Muito tempo antes. Cada vez que a célula se divide (lembrando que temos seis bilhões de nucleotídeos) há um risco de erro. Temos uma máquina formidável que corrige os erros. Mas ela não é perfeita. Uma porcentagem escapa. Três nucleotídeos em cada replicação. É como a copiadora: a primeira cópia sai bem, mas quando se faz a cópia da cópia, a imagem vai deteriorando. O mesmo acontece com o genoma humano. Se adicionarmos o fator ambiente ruim, as coisas ficam piores.

Fale um pouco sobre a variabilidade genética humana.

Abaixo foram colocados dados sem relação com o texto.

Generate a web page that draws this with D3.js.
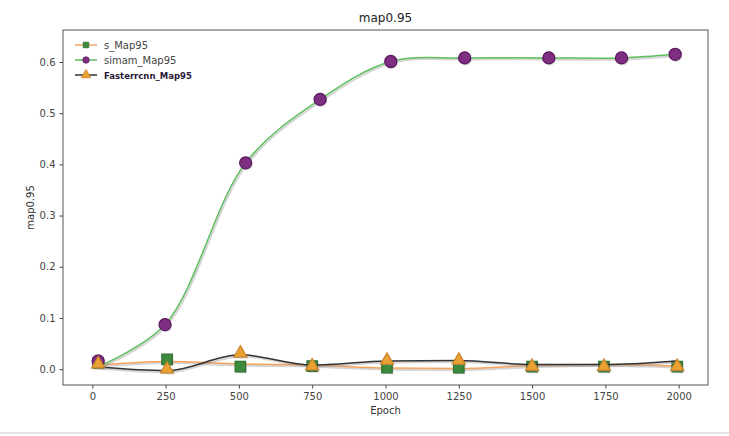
<!DOCTYPE html>
<html><head><meta charset="utf-8">
<script src="https://cdn.jsdelivr.net/npm/d3@7"></script>
<style>body{margin:0;background:#fff}svg{display:block}</style>
</head><body>
<svg id="c" width="729" height="436"></svg>
<script>
// ---- data ----
const seriesNames = ["s_Map95", "simam_Map95", "Fasterrcnn_Map95"];
const xTicks = [0, 250, 500, 750, 1000, 1250, 1500, 1750, 2000];
const yTicks = [0.0, 0.1, 0.2, 0.3, 0.4, 0.5, 0.6];

const epochsA = [20, 255, 505, 750, 1005, 1250, 1500, 1745, 1995];
const sMarkers = [0.012, 0.019, 0.005, 0.006, 0.003, 0.003, 0.005, 0.005, 0.005];
const sLine    = [0.008, 0.015, 0.010, 0.008, 0.002, 0.001, 0.007, 0.009, 0.006];
const fMarkers = [0.010, 0.000, 0.031, 0.006, 0.017, 0.017, 0.005, 0.005, 0.005];
const fLine    = [0.004, -0.003, 0.028, 0.008, 0.016, 0.017, 0.009, 0.009, 0.016];

const epochsB = [20, 248, 523, 777, 1018, 1270, 1557, 1805, 1988];
const simamMarkers = [0.016, 0.087, 0.403, 0.527, 0.601, 0.608, 0.608, 0.608, 0.615];
const simamLine    = [0.005, 0.087, 0.403, 0.527, 0.601, 0.608, 0.608, 0.608, 0.615];

// ---- layout ----
const svg = d3.select("#c");
const L = 63, R = 708, T = 30, B = 385;
const x = d3.scaleLinear().domain([-100, 2100]).range([L, R]);
const y = d3.scaleLinear().domain([-0.031, 0.6625]).range([B, T]);
const font = "DejaVu Sans, sans-serif";

// bottom separator line
svg.append("line").attr("x1", 0).attr("x2", 729).attr("y1", 433).attr("y2", 433)
  .attr("stroke", "#d8d8d8").attr("stroke-width", 1.5);

// title
svg.append("text").attr("x", (L + R) / 2).attr("y", 22).attr("text-anchor", "middle")
  .attr("font-family", font).attr("font-size", 12).attr("fill", "#222").text("map0.95");

// axes
const gx = svg.append("g").attr("transform", `translate(0,${B})`)
  .call(d3.axisBottom(x).tickValues(xTicks).tickFormat(d3.format("d")).tickSizeOuter(0).tickSize(3.5).tickPadding(4));
const gy = svg.append("g").attr("transform", `translate(${L},0)`)
  .call(d3.axisLeft(y).tickValues(yTicks).tickFormat(d3.format(".1f")).tickSizeOuter(0).tickSize(3.5).tickPadding(4));
[gx, gy].forEach(g => {
  g.select(".domain").remove();
  g.selectAll("line").attr("stroke", "#444");
  g.selectAll("text").attr("font-family", font).attr("font-size", 10).attr("fill", "#444");
});

// frame
svg.append("rect").attr("x", L).attr("y", T).attr("width", R - L).attr("height", B - T)
  .attr("fill", "none").attr("stroke", "#555").attr("stroke-width", 1);

// axis labels
svg.append("text").attr("x", (L + R) / 2).attr("y", 414).attr("text-anchor", "middle")
  .attr("font-family", font).attr("font-size", 10).attr("fill", "#333").text("Epoch");
svg.append("text").attr("transform", `translate(34,${(T + B) / 2}) rotate(-90)`).attr("text-anchor", "middle")
  .attr("font-family", font).attr("font-size", 10).attr("fill", "#333").text("map0.95");

const plot = svg.append("g");
const lineMono = d3.line().x(d => x(d[0])).y(d => y(d[1])).curve(d3.curveMonotoneX);
const lineCR = d3.line().x(d => x(d[0])).y(d => y(d[1])).curve(d3.curveCatmullRom.alpha(0.5));

function drawLine(xs, ys, color, gen) {
  const pts = xs.map((e, i) => [e, ys[i]]);
  plot.append("path").attr("d", gen(pts)).attr("fill", "none")
    .attr("stroke", "#888").attr("stroke-opacity", 0.35).attr("stroke-width", 2.2)
    .attr("transform", "translate(1.2,1.5)");
  plot.append("path").attr("d", gen(pts)).attr("fill", "none")
    .attr("stroke", color).attr("stroke-width", 1.5);
}
const sym = {
  square: d3.symbol().type(d3.symbolSquare).size(110),
  circle: d3.symbol().type(d3.symbolCircle).size(115),
  triangle: d3.symbol().type(d3.symbolTriangle).size(75)
};
function drawMarkers(xs, ys, shape, fill, edge) {
  const pts = xs.map((e, i) => [e, ys[i]]);
  plot.append("g").selectAll("path.sh").data(pts).join("path")
    .attr("d", sym[shape]).attr("transform", d => `translate(${x(d[0]) + 1.2},${y(d[1]) + 1.5})`)
    .attr("fill", "#888").attr("opacity", 0.3);
  plot.append("g").selectAll("path.m").data(pts).join("path")
    .attr("d", sym[shape]).attr("transform", d => `translate(${x(d[0])},${y(d[1])})`)
    .attr("fill", fill).attr("stroke", edge).attr("stroke-width", 1.2);
}

drawLine(epochsA, sLine, "#f8a35c", lineMono);
drawMarkers(epochsA, sMarkers, "square", "#3c8a3c", "#2e6e2e");
drawLine(epochsB, simamLine, "#5cbf5c", lineCR);
drawMarkers(epochsB, simamMarkers, "circle", "#7e2f82", "#5a1760");
drawLine(epochsA, fLine, "#333333", lineMono);
drawMarkers(epochsA, fMarkers, "triangle", "#eba132", "#c9842a");

// legend
const legend = [
  {name: seriesNames[0], color: "#f8a35c", shape: "square", fill: "#3c8a3c", edge: "#2e6e2e", bold: false},
  {name: seriesNames[1], color: "#5cbf5c", shape: "circle", fill: "#7e2f82", edge: "#5a1760", bold: false},
  {name: seriesNames[2], color: "#333333", shape: "triangle", fill: "#eba132", edge: "#c9842a", bold: true}
];
const lsym = {
  square: d3.symbol().type(d3.symbolSquare).size(30),
  circle: d3.symbol().type(d3.symbolCircle).size(32),
  triangle: d3.symbol().type(d3.symbolTriangle).size(40)
};
const lg = svg.append("g");
legend.forEach((d, i) => {
  const yy = 45 + i * 15;
  lg.append("line").attr("x1", 75).attr("x2", 97).attr("y1", yy).attr("y2", yy)
    .attr("stroke", d.color).attr("stroke-width", 1.5);
  lg.append("path").attr("d", lsym[d.shape]).attr("transform", `translate(86,${yy})`)
    .attr("fill", d.fill).attr("stroke", d.edge).attr("stroke-width", 0.8);
  lg.append("text").attr("x", 104).attr("y", yy + 3.5).attr("font-family", font)
    .attr("font-size", d.bold ? 8.5 : 10).attr("font-weight", d.bold ? "bold" : "normal")
    .attr("fill", d.bold ? "#2a1a38" : "#444").text(d.name);
});
</script>
</body></html>
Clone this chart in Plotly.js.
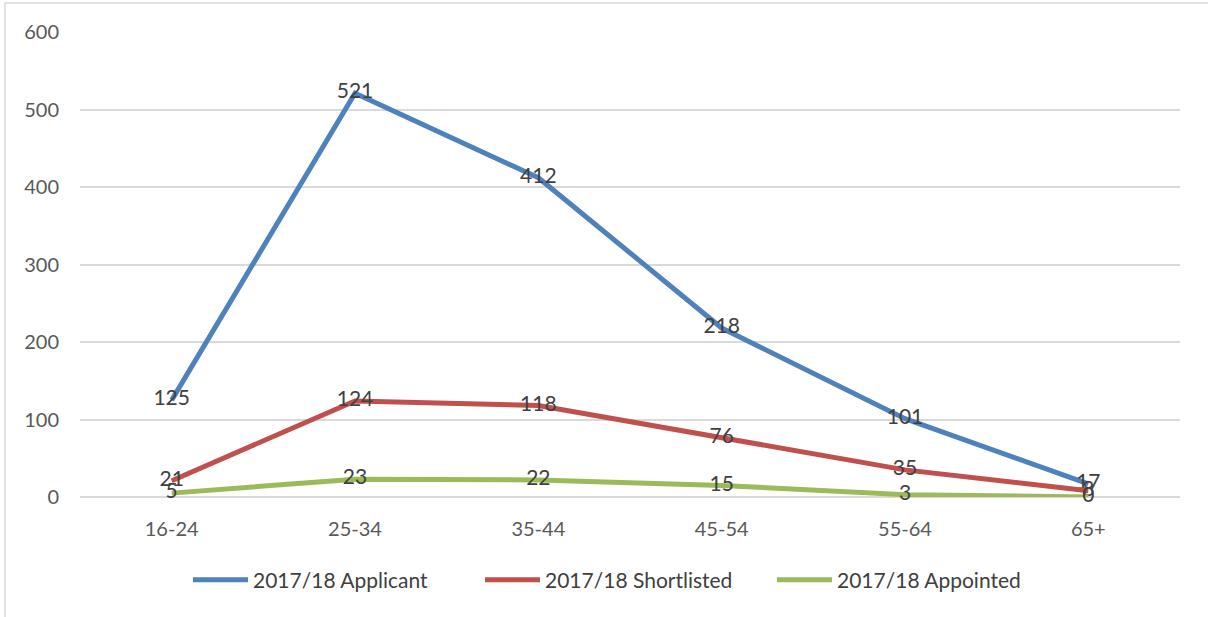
<!DOCTYPE html>
<html>
<head>
<meta charset="utf-8">
<script src="https://cdn.plot.ly/plotly-3.0.1.min.js"></script>
<style>html,body{margin:0;padding:0;background:#fff;}#chart{width:1208px;height:617px;}</style>
</head>
<body>
<div id="chart"></div>
<script>
const categories = ["16-24", "25-34", "35-44", "45-54", "55-64", "65+"];
const applicant = [125, 521, 412, 218, 101, 17];
const shortlisted = [21, 124, 118, 76, 35, 8];
const appointed = [5, 23, 22, 15, 3, 0];
const seriesNames = ["2017/18 Applicant", "2017/18 Shortlisted", "2017/18 Appointed"];
const colors = ["#4f81bd", "#c0504d", "#9bbb59"];
const yTicks = [0, 100, 200, 300, 400, 500, 600];

const font = "Lato, 'Open Sans', sans-serif";
const series = [applicant, shortlisted, appointed];
const traces = series.map((vals, i) => ({
  type: "scatter",
  mode: "lines+text",
  x: categories,
  y: vals,
  name: seriesNames[i],
  text: vals.map(String),
  textposition: "middle center",
  textfont: {family: font, size: 21, color: "#404040"},
  line: {color: colors[i], width: 5},
  cliponaxis: false,
  hoverinfo: "skip"
}));

const layout = {
  width: 1208, height: 617,
  margin: {l: 80, r: 28, t: 32, b: 120, autoexpand: false},
  paper_bgcolor: "#fff", plot_bgcolor: "#fff",
  showlegend: true,
  legend: {orientation: "h", x: (188 - 80) / 1100, xanchor: "left", y: (497 - 580) / 465, yanchor: "middle",
           font: {family: font, size: 21, color: "#404040"}, itemwidth: 55,
           entrywidth: 222, entrywidthmode: "pixels"},
  xaxis: {type: "category", range: [-0.5, 5.5], showgrid: false, zeroline: false,
          showline: false, ticks: "", ticklabelstandoff: 18,
          tickfont: {family: font, size: 20, color: "#595959"}},
  yaxis: {range: [0, 600], tickvals: yTicks, ticktext: yTicks.map(String), showgrid: true,
          gridcolor: "#d9d9d9", gridwidth: 2, zeroline: true, zerolinecolor: "#d9d9d9", zerolinewidth: 2,
          showline: false, ticks: "", ticklabelstandoff: 20,
          tickfont: {family: font, size: 20, color: "#595959"}},
  shapes: [{type: "rect", xref: "paper", yref: "paper",
            x0: (5 - 80) / 1100, x1: (1215 - 80) / 1100,
            y0: (497 - 620) / 465, y1: (497 - 3) / 465,
            line: {color: "#d9d9d9", width: 1.5}, fillcolor: "rgba(0,0,0,0)", layer: "below"}]
};

Plotly.newPlot("chart", traces, layout, {displayModeBar: false, staticPlot: true});
</script>
</body>
</html>
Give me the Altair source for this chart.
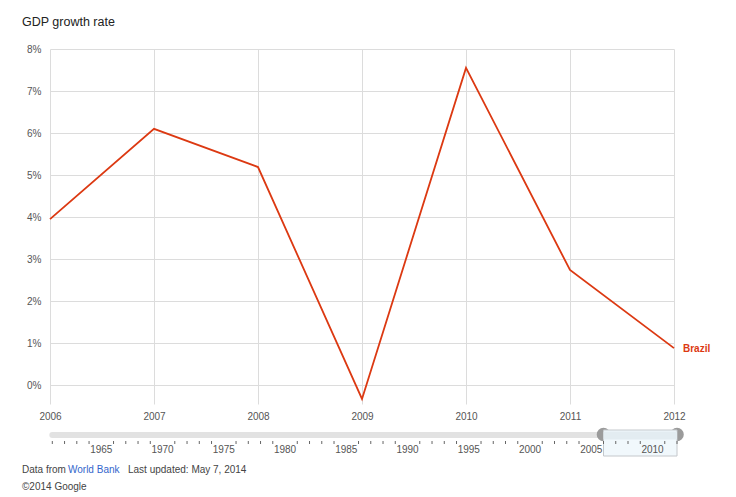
import altair as alt
import pandas as pd

# ---- data ----
years = [2006, 2007, 2008, 2009, 2010, 2011, 2012]
gdp_growth = [3.95, 6.10, 5.19, -0.33, 7.55, 2.74, 0.88]
y_ticks = [0, 1, 2, 3, 4, 5, 6, 7, 8]
series_name = "Brazil"

scrub_years = list(range(1961, 2013))
scrub_label_years = list(range(1965, 2011, 5))
sel_start, sel_end = 2006, 2012

title_text = "GDP growth rate"
footer_source_prefix = "Data from"
footer_source_link = "World Bank"
footer_updated = "Last updated: May 7, 2014"
footer_copyright = "\u00a92014 Google"

FONT = "Liberation Sans"
RED = "#dc3912"
GRID = "#dcdcdc"
LABEL = "#555555"

main_df = pd.DataFrame({"year": years, "gdp": gdp_growth, "series": series_name})
last_df = main_df.tail(1)

x_main = alt.Scale(domain=[years[0], years[-1]], nice=False, zero=False)
y_main = alt.Scale(domain=[-0.45, 8], nice=False, zero=False)

x_axis = alt.Axis(values=years, format="d", title=None, grid=True,
                  gridColor=GRID, ticks=False, domain=False,
                  labelPadding=7, labelFontSize=10, labelColor=LABEL,
                  labelFont=FONT, labelFlush=False, labelOverlap=False)
y_axis = alt.Axis(values=y_ticks, labelExpr="datum.value + '%'",
                  title=None, grid=True, gridColor=GRID, ticks=False,
                  domain=False, labelPadding=9, labelFontSize=10,
                  labelColor=LABEL, labelFont=FONT, labelFlush=False)

line = alt.Chart(main_df).mark_line(color=RED, strokeWidth=1.8).encode(
    x=alt.X("year:Q", scale=x_main, axis=x_axis),
    y=alt.Y("gdp:Q", scale=y_main, axis=y_axis),
)

series_label = alt.Chart(last_df).mark_text(
    align="left", baseline="middle", dx=9, dy=1, fontSize=10,
    fontWeight="bold", color=RED, font=FONT
).encode(
    x=alt.X("year:Q", scale=x_main, axis=x_axis),
    y=alt.Y("gdp:Q", scale=y_main, axis=y_axis),
    text="series:N",
)

main_layer = alt.layer(line, series_label)

# ---- range scrubber ----
x_scrub = alt.Scale(domain=[scrub_years[0], scrub_years[-1]], range=[2.3, 627],
                    nice=False, zero=False)

track_df = pd.DataFrame({"s": [scrub_years[0]], "e": [scrub_years[-1]]})
sel_df = pd.DataFrame({"s": [sel_start], "e": [sel_end]})
handle_df = pd.DataFrame({"h": [sel_start, sel_end]})
tick_df = pd.DataFrame({"y": [y for y in scrub_years if y % 5 != 0]})
lab_df = pd.DataFrame({"y": scrub_label_years})

track = alt.Chart(track_df).mark_rule(
    strokeWidth=6, strokeCap="round", color="#e2e2e2"
).encode(
    x=alt.X("s:Q", scale=x_scrub, axis=None), x2="e:Q",
    y=alt.value(386),
)

handles = alt.Chart(handle_df).mark_point(
    shape="circle", filled=True, size=185, opacity=1, color="#9b9b9b"
).encode(
    x=alt.X("h:Q", scale=x_scrub, axis=None),
    y=alt.value(385.5),
)

sel_box = alt.Chart(sel_df).mark_rect(
    fill="#f1f8fc", stroke="#c4c8cc", strokeWidth=1
).encode(
    x=alt.X("s:Q", scale=x_scrub, axis=None), x2="e:Q",
    y=alt.value(381), y2=alt.value(407),
)

sel_band = alt.Chart(sel_df).mark_rule(
    strokeWidth=8, color="#e3ecf1"
).encode(
    x=alt.X("s:Q", scale=x_scrub, axis=None), x2="e:Q",
    y=alt.value(386.5),
)

ticks = alt.Chart(tick_df).mark_rule(strokeWidth=1, color="#666666").encode(
    x=alt.X("y:Q", scale=x_scrub, axis=None),
    y=alt.value(392), y2=alt.value(395),
)

tick_labels = alt.Chart(lab_df).mark_text(
    baseline="middle", fontSize=10, color=LABEL, font=FONT
).encode(
    x=alt.X("y:Q", scale=x_scrub, axis=None),
    y=alt.value(401),
    text=alt.Text("y:Q", format="d"),
)

scrub_layer = alt.layer(track, handles, sel_box, sel_band, ticks, tick_labels)

# ---- texts ----
def text_layer(txt, x, y, size, color, weight="normal"):
    return alt.Chart(pd.DataFrame({"t": [txt]})).mark_text(
        align="left", baseline="middle", fontSize=size, color=color,
        font=FONT, fontWeight=weight
    ).encode(x=alt.value(x), y=alt.value(y), text="t:N")

texts = alt.layer(
    text_layer(title_text, -28, -27, 12.5, "#222222"),
    text_layer(footer_source_prefix, -28, 421, 10, "#444444"),
    text_layer(footer_source_link, 18, 421, 10, "#3366cc"),
    text_layer(footer_updated, 78, 421, 10, "#444444"),
    text_layer(footer_copyright, -28, 438, 10, "#444444"),
)

chart = alt.layer(main_layer, scrub_layer, texts).resolve_scale(
    x="independent"
).properties(
    width=624, height=355,
    autosize=alt.AutoSizeParams(type="none"),
    padding={"left": 50, "top": 49, "right": 62, "bottom": 93},
    background="white",
).configure(font=FONT).configure_view(stroke=None, strokeWidth=0)

chart.save("out.html", embed_options={"renderer": "svg", "actions": False})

Há três artigos que saíram na Science e na Nature em que se admite claramente que a variabilidade da espécie humana começou em uma explosão há cinco mil anos. Isso concorda com o modelo da criação recente e não com os milhões de anos do modelo evolutivo. Além disso, quando analisaram o DNA da mitocôndria feminina também tiveram uma surpresa. Segundo a teoria da evolução, o ser humano moderno, o Homo sapiens, aparece há 200 mil anos. Os criacionistas pensamos que ele “aparece” há seis mil anos. Agora conhecemos a taxa de mutação que passa de geração a geração. E graças ao DNA mitocondrial pode-se calcular quanta variação pode haver em 200 mil anos: mais ou menos 150 a 600 mil. Mas, quando vemos de forma experimental a variação que há nos humanos, é ao redor de 15 ou 20, e não de milhares. Ou seja, temos outra prova genética no DNA mitocondrial que apoia o modelo da criação.

Isso tem que ver com a Eva mitocondrial?

Também. Interessante que o modelo da Eva mitocondrial foi pensado para explicar a dispersão humana a partir da África. Eles começaram a ver a linhagem da mulher que passa justamente pelo DNA que vem da mitocôndria. Então, quando começaram a fazer essas pesquisas, eles estavam buscando encontrar mais de uma mulher como ancestral. É interessante que, quando fizeram a análise do DNA, os pesquisadores se deram conta de que todas as mulheres são muito similares e têm um ancestral comum. Agora dizem que esse ancestral apareceu muito tempo atrás. Mas esse modelo apoia a criação e o que disse Adão a Eva: “Tu serás a mãe das nações.”

Há outro detalhe importante. Na arca entraram com Noé sua esposa, os filhos e três jovens noras. Então deveria haver três tipos básicos de DNA mitocondrial. E é exatamente o que foi encontrado: três tipos principais de mitocôndria e desses tipos as subdivisões, o que também concorda com o relato bíblico.